Starting with the first line below, extract each line through the one that contains "47.6, 48.6, 53.0];", inclusive, excluding pictures.

◆ ◆ ◆

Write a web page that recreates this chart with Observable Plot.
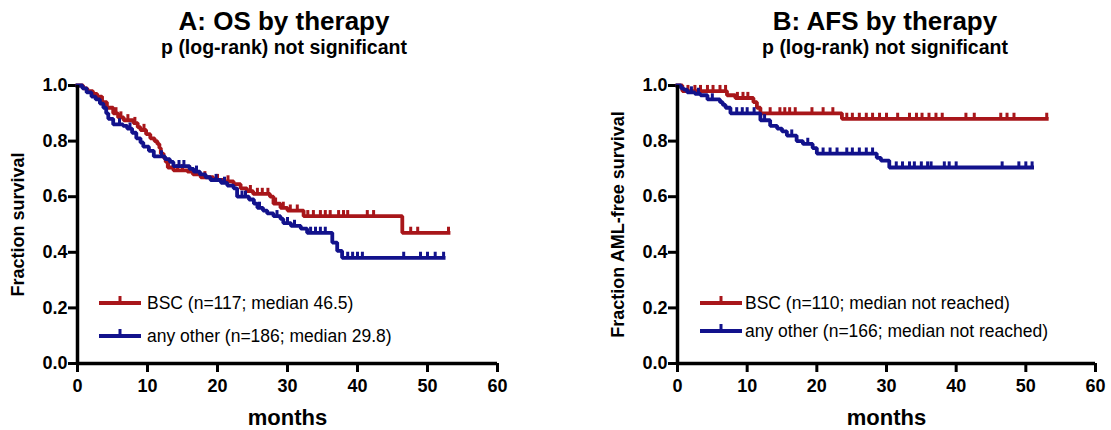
<!DOCTYPE html>
<html>
<head>
<meta charset="utf-8">
<script src="https://cdn.jsdelivr.net/npm/d3@7"></script>
<script src="https://cdn.jsdelivr.net/npm/@observablehq/plot@0.6"></script>
<style>
  body { margin: 0; background: white; }
  #wrap { position: relative; width: 1111px; height: 430px; font-family: "Liberation Sans", Arial, sans-serif; overflow: hidden; }
  .abs { position: absolute; white-space: nowrap; }
  .title { font-weight: bold; font-size: 26px; line-height: 0.9; text-align: center; width: 400px; }
  .sub { font-weight: bold; font-size: 19.5px; line-height: 0.9; text-align: center; width: 400px; }
  .leg { font-size: 17.5px; line-height: 1; }
</style>
</head>
<body>
<div id="wrap"></div>
<script>
// ---- data ----
const xTicks = [0, 10, 20, 30, 40, 50, 60];
const yTicks = [0, 0.2, 0.4, 0.6, 0.8, 1.0];

// Panel A: OS by therapy — step times (months) and survival after each drop
const osBscTimes = [0, 0.8, 1.4, 2.2, 2.8, 3.5, 4.2, 5.1, 5.8, 6.6, 8.0, 8.6, 9.0, 9.8, 10.4, 11.0, 11.4, 11.7, 11.9, 12.3, 12.6, 12.9, 13.7, 15.7, 16.5, 17.6, 19.4, 21.0, 22.3, 23.3, 24.2, 25.1, 27.5, 28.0, 29.0, 30.0, 32.3, 46.4];
const osBscSurv  = [1.0, 0.99, 0.98, 0.97, 0.96, 0.94, 0.92, 0.90, 0.885, 0.875, 0.865, 0.85, 0.84, 0.825, 0.81, 0.80, 0.79, 0.775, 0.755, 0.74, 0.725, 0.705, 0.695, 0.69, 0.68, 0.67, 0.66, 0.655, 0.645, 0.63, 0.62, 0.61, 0.60, 0.575, 0.56, 0.55, 0.53, 0.47];
const osBscEnd = 53.0;
const osBscCensored = [3.5, 5.5, 6.2, 7.2, 8.2, 9.5, 13.0, 14.3, 15.0, 16.0, 18.2, 20.0, 21.5, 24.7, 25.7, 26.4, 27.2, 28.3, 29.4, 30.4, 31.4, 32.9, 33.7, 34.7, 35.4, 36.1, 37.3, 38.0, 38.6, 41.4, 42.3, 47.6, 48.6, 53.0];

const osOtherTimes = [0, 0.7, 1.3, 2.0, 2.6, 3.2, 3.7, 4.1, 4.4, 5.1, 6.5, 7.1, 7.8, 8.4, 9.0, 9.4, 10.2, 10.9, 12.5, 13.2, 13.7, 16.0, 16.6, 17.5, 18.3, 19.0, 20.5, 21.4, 22.3, 22.8, 24.5, 25.2, 25.7, 26.5, 27.1, 28.0, 29.0, 29.4, 30.5, 31.9, 32.8, 36.4, 37.1, 37.8];
const osOtherSurv  = [1.0, 0.99, 0.975, 0.96, 0.95, 0.935, 0.92, 0.90, 0.88, 0.86, 0.855, 0.845, 0.83, 0.81, 0.795, 0.78, 0.765, 0.745, 0.735, 0.725, 0.71, 0.70, 0.69, 0.68, 0.67, 0.66, 0.65, 0.64, 0.63, 0.60, 0.59, 0.575, 0.56, 0.55, 0.54, 0.53, 0.52, 0.505, 0.495, 0.485, 0.47, 0.435, 0.405, 0.38];
const osOtherEnd = 52.3;
const osOtherCensored = [6.0, 7.5, 12.0, 14.5, 15.2, 17.0, 19.8, 21.0, 23.5, 24.0, 26.0, 28.5, 30.0, 31.0, 33.3, 34.0, 34.7, 35.4, 38.6, 39.3, 40.0, 40.7, 46.6, 49.0, 50.0, 51.1, 52.3];

// Panel B: AFS by therapy
const afsBscTimes = [0, 0.7, 7.1, 8.3, 10.9, 11.4, 11.9, 23.6];
const afsBscSurv  = [1.0, 0.98, 0.965, 0.955, 0.94, 0.92, 0.90, 0.88];
const afsBscEnd = 53.0;
const afsBscCensored = [1.5, 2.5, 3.3, 4.3, 5.1, 6.1, 6.9, 8.6, 9.4, 10.1, 13.3, 14.7, 15.4, 16.1, 16.9, 19.3, 20.9, 22.3, 24.3, 25.1, 26.1, 27.1, 28.0, 29.0, 30.0, 31.6, 33.3, 34.3, 35.1, 36.1, 37.1, 38.0, 41.4, 42.6, 46.4, 47.3, 48.3, 53.0];

const afsOtherTimes = [0, 0.5, 0.9, 1.4, 2.5, 3.3, 4.3, 6.1, 6.5, 6.9, 7.6, 11.9, 13.3, 14.3, 15.0, 15.7, 17.1, 18.0, 19.4, 20.0, 28.6, 29.2, 30.4];
const afsOtherSurv  = [1.0, 0.99, 0.985, 0.975, 0.97, 0.965, 0.95, 0.94, 0.93, 0.92, 0.90, 0.875, 0.855, 0.845, 0.835, 0.82, 0.80, 0.79, 0.775, 0.755, 0.74, 0.73, 0.705];
const afsOtherEnd = 50.9;
const afsOtherCensored = [2.0, 3.0, 5.0, 8.5, 9.3, 10.0, 11.0, 12.5, 16.4, 18.7, 20.9, 21.9, 22.9, 24.3, 25.1, 26.1, 27.1, 28.0, 31.4, 32.3, 33.3, 34.0, 35.0, 35.9, 36.4, 38.3, 39.0, 40.0, 46.6, 49.0, 50.0, 50.9];

const seriesNames = ["BSC", "any other"];
const legendA = ["BSC (n=117; median 46.5)", "any other (n=186; median 29.8)"];
const legendB = ["BSC (n=110; median not reached)", "any other (n=166; median not reached)"];
const titles = ["A: OS by therapy", "B: AFS by therapy"];
const subtitle = "p (log-rank) not significant";
const yLabels = ["Fraction survival", "Fraction AML-free survival"];
const xLabel = "months";

// ---- styles ----
const RED = "#A8161A";
const BLUE = "#12128C";
const FONT = '"Liberation Sans", Arial, sans-serif';

function curve(times, surv, end) {
  const pts = times.map((t, i) => ({t, s: surv[i]}));
  pts.push({t: end, s: surv[surv.length - 1]});
  return pts;
}
function survAt(times, surv, t) {
  let s = surv[0];
  for (let i = 0; i < times.length; i++) if (times[i] <= t) s = surv[i];
  return s;
}
function censorPts(times, surv, cens) {
  return cens.map(t => ({t, s: survAt(times, surv, t)}));
}

function panel(cfg) {
  const marks = [
    Plot.axisX({ticks: xTicks, tickSize: 9, tickPadding: 7, strokeWidth: 3, fontSize: 18, fontWeight: "bold", label: null, tickFormat: d => String(d)}),
    Plot.axisY({ticks: yTicks, tickSize: 9, tickPadding: 1, strokeWidth: 3, fontSize: 18, fontWeight: "bold", label: null, tickFormat: d3.format(".1f")}),
  ];
  cfg.series.forEach(sr => {
    marks.push(Plot.line(curve(sr.times, sr.surv, sr.end), {x: "t", y: "s", curve: "step-after", stroke: sr.color, strokeWidth: 3.8, strokeLinejoin: "miter", strokeLinecap: "square"}));
    marks.push(Plot.link(censorPts(sr.times, sr.surv, sr.cens), {x1: "t", x2: "t", y1: "s", y2: d => d.s + 0.022, stroke: sr.color, strokeWidth: 3}));
  });
  marks.push(Plot.ruleY([0], {stroke: "black", strokeWidth: 3.5}));
  marks.push(Plot.ruleX([0], {stroke: "black", strokeWidth: 3.5}));
  marks.push(Plot.text([cfg.ylabel], {frameAnchor: "left", dx: -59, rotate: -90, textAnchor: "middle", lineAnchor: "middle", fontSize: 18, fontWeight: "bold", fill: "black"}));
  marks.push(Plot.text([xLabel], {frameAnchor: "bottom", dy: 54, lineAnchor: "middle", fontSize: 22, fontWeight: "bold", fill: "black"}));
  return Plot.plot({
    width: cfg.width, height: 430,
    marginLeft: cfg.ml, marginRight: cfg.mr, marginTop: 85, marginBottom: 67,
    x: {domain: [0, 60]}, y: {domain: [0, 1]},
    style: {fontFamily: FONT, background: "white", color: "black", overflow: "visible"},
    marks
  });
}

const wrap = document.getElementById("wrap");
function place(el, left, top) {
  el.style.position = "absolute"; el.style.left = left + "px"; el.style.top = top + "px";
  wrap.appendChild(el);
}
function div(cls, text, left, top) {
  const d = document.createElement("div");
  d.className = "abs " + cls; d.textContent = text;
  d.style.left = left + "px"; d.style.top = top + "px";
  wrap.appendChild(d);
}
function legendItem(color, text, x0, ly, tx) {
  const ns = "http://www.w3.org/2000/svg";
  const s = document.createElementNS(ns, "svg");
  s.setAttribute("width", 44); s.setAttribute("height", 16);
  const l = document.createElementNS(ns, "line");
  l.setAttribute("x1", 1); l.setAttribute("x2", 43); l.setAttribute("y1", 11); l.setAttribute("y2", 11);
  l.setAttribute("stroke", color); l.setAttribute("stroke-width", 4);
  const t = document.createElementNS(ns, "line");
  t.setAttribute("x1", 22); t.setAttribute("x2", 22); t.setAttribute("y1", 11); t.setAttribute("y2", 4);
  t.setAttribute("stroke", color); t.setAttribute("stroke-width", 3);
  s.appendChild(l); s.appendChild(t);
  s.style.position = "absolute"; s.style.left = (x0 - 1) + "px"; s.style.top = (ly - 11) + "px";
  wrap.appendChild(s);
  div("leg", text, tx, ly + 7 - 14.8);
}

const pA = panel({
  width: 555, ml: 77, mr: 58, ylabel: yLabels[0],
  series: [
    {times: osBscTimes, surv: osBscSurv, end: osBscEnd, cens: osBscCensored, color: RED},
    {times: osOtherTimes, surv: osOtherSurv, end: osOtherEnd, cens: osOtherCensored, color: BLUE}
  ]
});
const pB = panel({
  width: 556, ml: 122, mr: 16, ylabel: yLabels[1],
  series: [
    {times: afsBscTimes, surv: afsBscSurv, end: afsBscEnd, cens: afsBscCensored, color: RED},
    {times: afsOtherTimes, surv: afsOtherSurv, end: afsOtherEnd, cens: afsOtherCensored, color: BLUE}
  ]
});
place(pA, 0, 0);
place(pB, 555, 0);

div("title", titles[0], 284 - 200, 10);
div("sub", subtitle, 284 - 200, 38.5);
div("title", titles[1], 885 - 200, 10);
div("sub", subtitle, 885 - 200, 38.5);

legendItem(RED, legendA[0], 99, 303, 147);
legendItem(BLUE, legendA[1], 99, 336, 147);
legendItem(RED, legendB[0], 700, 303, 745);
legendItem(BLUE, legendB[1], 700, 331, 745);
</script>
</body>
</html>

◆ ◆ ◆

▸ **THE ANSWER**:
Write a web page that recreates this chart with Observable Plot.
<!DOCTYPE html>
<html>
<head>
<meta charset="utf-8">
<script src="https://cdn.jsdelivr.net/npm/d3@7"></script>
<script src="https://cdn.jsdelivr.net/npm/@observablehq/plot@0.6"></script>
<style>
  body { margin: 0; background: white; }
  #wrap { position: relative; width: 1111px; height: 430px; font-family: "Liberation Sans", Arial, sans-serif; overflow: hidden; }
  .abs { position: absolute; white-space: nowrap; }
  .title { font-weight: bold; font-size: 26px; line-height: 0.9; text-align: center; width: 400px; }
  .sub { font-weight: bold; font-size: 19.5px; line-height: 0.9; text-align: center; width: 400px; }
  .leg { font-size: 17.5px; line-height: 1; }
</style>
</head>
<body>
<div id="wrap"></div>
<script>
// ---- data ----
const xTicks = [0, 10, 20, 30, 40, 50, 60];
const yTicks = [0, 0.2, 0.4, 0.6, 0.8, 1.0];

// Panel A: OS by therapy — step times (months) and survival after each drop
const osBscTimes = [0, 0.8, 1.4, 2.2, 2.8, 3.5, 4.2, 5.1, 5.8, 6.6, 8.0, 8.6, 9.0, 9.8, 10.4, 11.0, 11.4, 11.7, 11.9, 12.3, 12.6, 12.9, 13.7, 15.7, 16.5, 17.6, 19.4, 21.0, 22.3, 23.3, 24.2, 25.1, 27.5, 28.0, 29.0, 30.0, 32.3, 46.4];
const osBscSurv  = [1.0, 0.99, 0.98, 0.97, 0.96, 0.94, 0.92, 0.90, 0.885, 0.875, 0.865, 0.85, 0.84, 0.825, 0.81, 0.80, 0.79, 0.775, 0.755, 0.74, 0.725, 0.705, 0.695, 0.69, 0.68, 0.67, 0.66, 0.655, 0.645, 0.63, 0.62, 0.61, 0.60, 0.575, 0.56, 0.55, 0.53, 0.47];
const osBscEnd = 53.0;
const osBscCensored = [3.5, 5.5, 6.2, 7.2, 8.2, 9.5, 13.0, 14.3, 15.0, 16.0, 18.2, 20.0, 21.5, 24.7, 25.7, 26.4, 27.2, 28.3, 29.4, 30.4, 31.4, 32.9, 33.7, 34.7, 35.4, 36.1, 37.3, 38.0, 38.6, 41.4, 42.3, 47.6, 48.6, 53.0];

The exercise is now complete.